-- START OF Record extracts --
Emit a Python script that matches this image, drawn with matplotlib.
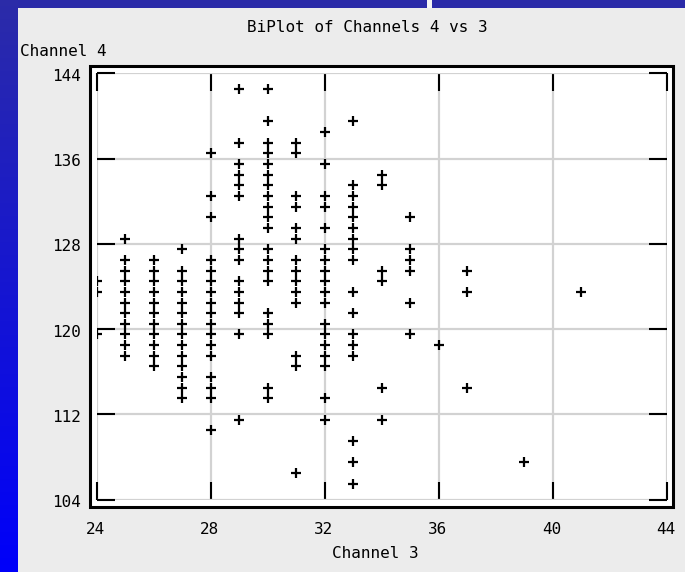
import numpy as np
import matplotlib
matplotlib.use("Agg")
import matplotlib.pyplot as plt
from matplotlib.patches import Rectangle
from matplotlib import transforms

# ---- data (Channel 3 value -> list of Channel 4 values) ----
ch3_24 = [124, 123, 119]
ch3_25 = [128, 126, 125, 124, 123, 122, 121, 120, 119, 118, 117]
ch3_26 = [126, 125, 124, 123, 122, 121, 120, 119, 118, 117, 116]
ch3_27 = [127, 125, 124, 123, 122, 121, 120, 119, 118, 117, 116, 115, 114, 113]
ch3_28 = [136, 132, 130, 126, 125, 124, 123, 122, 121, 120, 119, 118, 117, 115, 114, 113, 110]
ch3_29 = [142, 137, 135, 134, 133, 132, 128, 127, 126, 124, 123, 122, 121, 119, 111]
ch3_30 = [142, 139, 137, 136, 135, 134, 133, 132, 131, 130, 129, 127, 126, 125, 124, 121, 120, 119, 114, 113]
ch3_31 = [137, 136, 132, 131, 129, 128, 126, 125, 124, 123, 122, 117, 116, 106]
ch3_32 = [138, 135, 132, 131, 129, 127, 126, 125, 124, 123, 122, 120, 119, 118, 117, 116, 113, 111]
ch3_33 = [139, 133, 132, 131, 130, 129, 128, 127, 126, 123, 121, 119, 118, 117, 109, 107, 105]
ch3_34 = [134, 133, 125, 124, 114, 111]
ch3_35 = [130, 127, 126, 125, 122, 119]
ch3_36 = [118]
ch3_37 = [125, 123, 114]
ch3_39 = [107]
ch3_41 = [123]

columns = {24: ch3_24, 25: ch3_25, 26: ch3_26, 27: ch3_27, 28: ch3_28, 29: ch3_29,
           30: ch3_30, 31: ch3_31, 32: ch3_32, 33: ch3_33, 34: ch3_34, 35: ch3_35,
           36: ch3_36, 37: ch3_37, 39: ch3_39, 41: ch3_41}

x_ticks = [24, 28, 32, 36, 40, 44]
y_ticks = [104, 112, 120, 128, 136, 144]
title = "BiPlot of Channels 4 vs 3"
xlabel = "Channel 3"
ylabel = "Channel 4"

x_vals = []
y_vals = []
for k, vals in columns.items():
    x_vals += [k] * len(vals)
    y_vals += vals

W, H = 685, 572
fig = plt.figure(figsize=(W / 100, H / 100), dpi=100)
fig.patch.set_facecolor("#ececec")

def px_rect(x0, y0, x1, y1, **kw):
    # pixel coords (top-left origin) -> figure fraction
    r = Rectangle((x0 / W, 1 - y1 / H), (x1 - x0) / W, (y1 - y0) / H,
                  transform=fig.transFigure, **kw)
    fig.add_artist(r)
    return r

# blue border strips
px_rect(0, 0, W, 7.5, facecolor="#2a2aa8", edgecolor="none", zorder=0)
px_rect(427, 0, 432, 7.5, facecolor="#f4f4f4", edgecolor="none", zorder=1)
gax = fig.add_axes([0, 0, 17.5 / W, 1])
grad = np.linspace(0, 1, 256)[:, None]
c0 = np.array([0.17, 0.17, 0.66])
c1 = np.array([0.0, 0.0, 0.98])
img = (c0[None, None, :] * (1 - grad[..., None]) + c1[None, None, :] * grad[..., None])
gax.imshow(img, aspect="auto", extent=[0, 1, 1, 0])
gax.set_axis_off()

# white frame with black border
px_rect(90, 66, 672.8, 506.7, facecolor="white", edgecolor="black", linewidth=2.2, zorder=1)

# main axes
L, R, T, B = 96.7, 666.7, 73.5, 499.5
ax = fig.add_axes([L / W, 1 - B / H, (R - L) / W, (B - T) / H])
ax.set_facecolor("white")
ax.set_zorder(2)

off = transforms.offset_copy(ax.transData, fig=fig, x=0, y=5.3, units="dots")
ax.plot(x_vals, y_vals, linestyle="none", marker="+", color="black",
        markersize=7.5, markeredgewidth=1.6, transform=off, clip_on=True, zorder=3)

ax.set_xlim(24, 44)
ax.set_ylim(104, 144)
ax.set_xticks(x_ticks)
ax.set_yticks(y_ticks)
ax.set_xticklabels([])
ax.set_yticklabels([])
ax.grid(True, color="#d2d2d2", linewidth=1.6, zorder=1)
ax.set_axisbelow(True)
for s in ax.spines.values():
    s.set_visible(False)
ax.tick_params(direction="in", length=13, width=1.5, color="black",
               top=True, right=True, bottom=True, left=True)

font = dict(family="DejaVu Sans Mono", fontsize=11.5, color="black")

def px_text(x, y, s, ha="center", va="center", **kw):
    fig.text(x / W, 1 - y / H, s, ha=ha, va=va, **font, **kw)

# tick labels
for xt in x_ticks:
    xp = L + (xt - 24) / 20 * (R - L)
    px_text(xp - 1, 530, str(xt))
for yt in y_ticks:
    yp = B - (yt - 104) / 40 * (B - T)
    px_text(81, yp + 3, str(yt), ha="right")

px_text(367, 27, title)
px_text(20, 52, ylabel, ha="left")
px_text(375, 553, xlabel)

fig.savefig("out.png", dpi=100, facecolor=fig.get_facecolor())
-- END OF Record extracts --
-- START OF Record extracts --
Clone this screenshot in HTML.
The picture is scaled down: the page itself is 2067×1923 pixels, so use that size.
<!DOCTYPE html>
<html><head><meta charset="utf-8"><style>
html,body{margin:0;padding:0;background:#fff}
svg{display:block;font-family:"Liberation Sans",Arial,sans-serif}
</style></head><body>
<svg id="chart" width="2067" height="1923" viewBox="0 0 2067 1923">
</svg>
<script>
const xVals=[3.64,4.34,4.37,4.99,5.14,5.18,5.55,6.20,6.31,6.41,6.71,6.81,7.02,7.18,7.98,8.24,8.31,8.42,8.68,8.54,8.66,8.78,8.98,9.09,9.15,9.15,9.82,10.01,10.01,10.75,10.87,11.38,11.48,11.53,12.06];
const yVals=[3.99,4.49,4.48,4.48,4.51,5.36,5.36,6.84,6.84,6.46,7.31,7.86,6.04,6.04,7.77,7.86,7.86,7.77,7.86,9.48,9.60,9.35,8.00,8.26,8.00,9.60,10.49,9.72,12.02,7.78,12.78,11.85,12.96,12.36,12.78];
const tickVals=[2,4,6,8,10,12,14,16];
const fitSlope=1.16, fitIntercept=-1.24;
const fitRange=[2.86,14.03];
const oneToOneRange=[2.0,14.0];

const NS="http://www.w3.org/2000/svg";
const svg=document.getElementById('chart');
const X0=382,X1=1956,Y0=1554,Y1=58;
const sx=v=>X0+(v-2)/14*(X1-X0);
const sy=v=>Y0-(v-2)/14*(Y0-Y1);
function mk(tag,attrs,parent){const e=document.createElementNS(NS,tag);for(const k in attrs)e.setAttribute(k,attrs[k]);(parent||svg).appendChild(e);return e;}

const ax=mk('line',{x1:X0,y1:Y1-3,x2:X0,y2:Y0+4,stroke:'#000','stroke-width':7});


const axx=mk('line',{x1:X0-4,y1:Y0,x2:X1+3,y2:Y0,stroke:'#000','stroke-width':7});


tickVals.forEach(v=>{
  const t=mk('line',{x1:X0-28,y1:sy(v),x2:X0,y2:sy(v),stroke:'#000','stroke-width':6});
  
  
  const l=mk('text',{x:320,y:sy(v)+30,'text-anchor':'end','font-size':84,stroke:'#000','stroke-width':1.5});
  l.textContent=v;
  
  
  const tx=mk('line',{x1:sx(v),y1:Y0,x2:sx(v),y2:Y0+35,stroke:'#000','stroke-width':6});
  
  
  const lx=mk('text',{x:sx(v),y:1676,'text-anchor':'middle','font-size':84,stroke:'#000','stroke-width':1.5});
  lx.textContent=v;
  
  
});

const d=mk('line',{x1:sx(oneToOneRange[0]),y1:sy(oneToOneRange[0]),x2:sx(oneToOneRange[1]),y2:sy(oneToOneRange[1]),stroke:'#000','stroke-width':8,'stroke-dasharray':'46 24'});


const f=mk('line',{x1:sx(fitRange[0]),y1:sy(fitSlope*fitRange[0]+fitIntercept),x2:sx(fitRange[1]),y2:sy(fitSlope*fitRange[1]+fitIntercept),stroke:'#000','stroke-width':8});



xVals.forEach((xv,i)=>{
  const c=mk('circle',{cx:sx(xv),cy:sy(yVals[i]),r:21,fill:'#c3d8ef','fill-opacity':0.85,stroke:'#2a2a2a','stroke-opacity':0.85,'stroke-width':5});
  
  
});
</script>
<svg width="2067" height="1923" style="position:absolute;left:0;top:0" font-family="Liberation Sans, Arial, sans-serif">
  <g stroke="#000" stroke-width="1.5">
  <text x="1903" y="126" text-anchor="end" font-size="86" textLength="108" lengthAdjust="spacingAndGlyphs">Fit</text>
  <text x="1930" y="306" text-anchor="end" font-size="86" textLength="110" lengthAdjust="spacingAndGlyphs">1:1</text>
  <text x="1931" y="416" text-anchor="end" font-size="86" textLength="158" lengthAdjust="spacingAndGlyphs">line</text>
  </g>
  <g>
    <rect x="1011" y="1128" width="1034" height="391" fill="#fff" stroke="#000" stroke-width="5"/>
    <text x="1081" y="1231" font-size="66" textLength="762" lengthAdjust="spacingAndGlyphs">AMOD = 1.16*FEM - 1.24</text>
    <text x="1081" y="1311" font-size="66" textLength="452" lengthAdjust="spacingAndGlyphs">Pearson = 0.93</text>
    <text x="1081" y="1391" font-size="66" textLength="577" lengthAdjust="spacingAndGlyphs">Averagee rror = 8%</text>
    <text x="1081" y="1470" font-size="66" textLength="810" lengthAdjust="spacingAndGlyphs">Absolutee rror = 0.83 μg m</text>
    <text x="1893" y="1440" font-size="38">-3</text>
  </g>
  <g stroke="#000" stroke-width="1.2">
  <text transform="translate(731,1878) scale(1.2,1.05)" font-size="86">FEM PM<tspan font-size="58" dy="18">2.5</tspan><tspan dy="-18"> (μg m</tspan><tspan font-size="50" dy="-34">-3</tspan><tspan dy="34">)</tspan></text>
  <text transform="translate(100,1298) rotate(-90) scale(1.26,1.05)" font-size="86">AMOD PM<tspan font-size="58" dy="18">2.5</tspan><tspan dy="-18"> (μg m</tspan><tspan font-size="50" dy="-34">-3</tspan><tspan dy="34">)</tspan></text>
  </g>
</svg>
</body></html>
-- END OF Record extracts --
-- START OF Record extracts --
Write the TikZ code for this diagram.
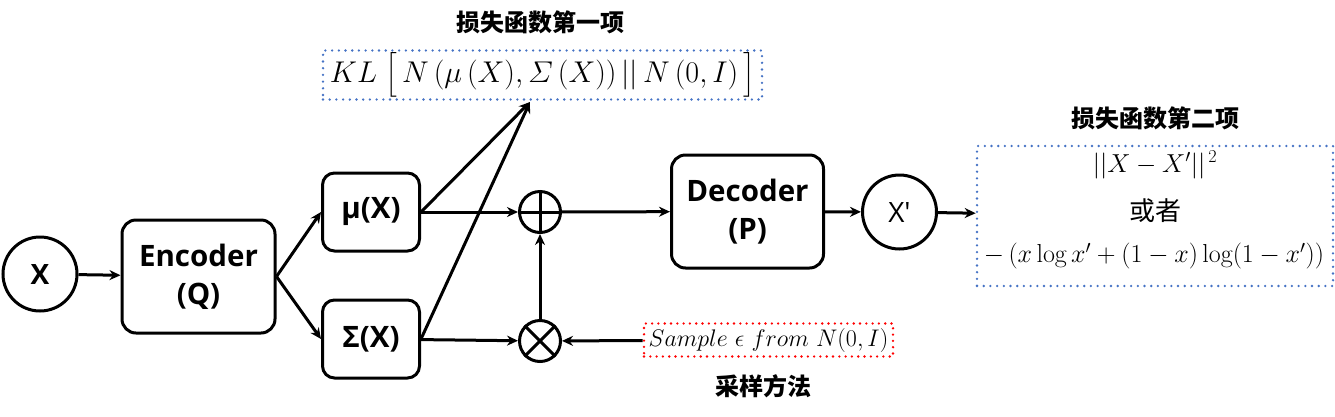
-- END OF Record extracts --
Required work —
Restate word for word the part that opens with the line containing "Emit a Python" and closes with the line containing "from matplotlib import transforms", both ends included, and nothing else. Omit any images.

Answer —
Emit a Python script that matches this image, drawn with matplotlib.
import numpy as np
import matplotlib
matplotlib.use("Agg")
import matplotlib.pyplot as plt
from matplotlib.patches import Rectangle
from matplotlib import transforms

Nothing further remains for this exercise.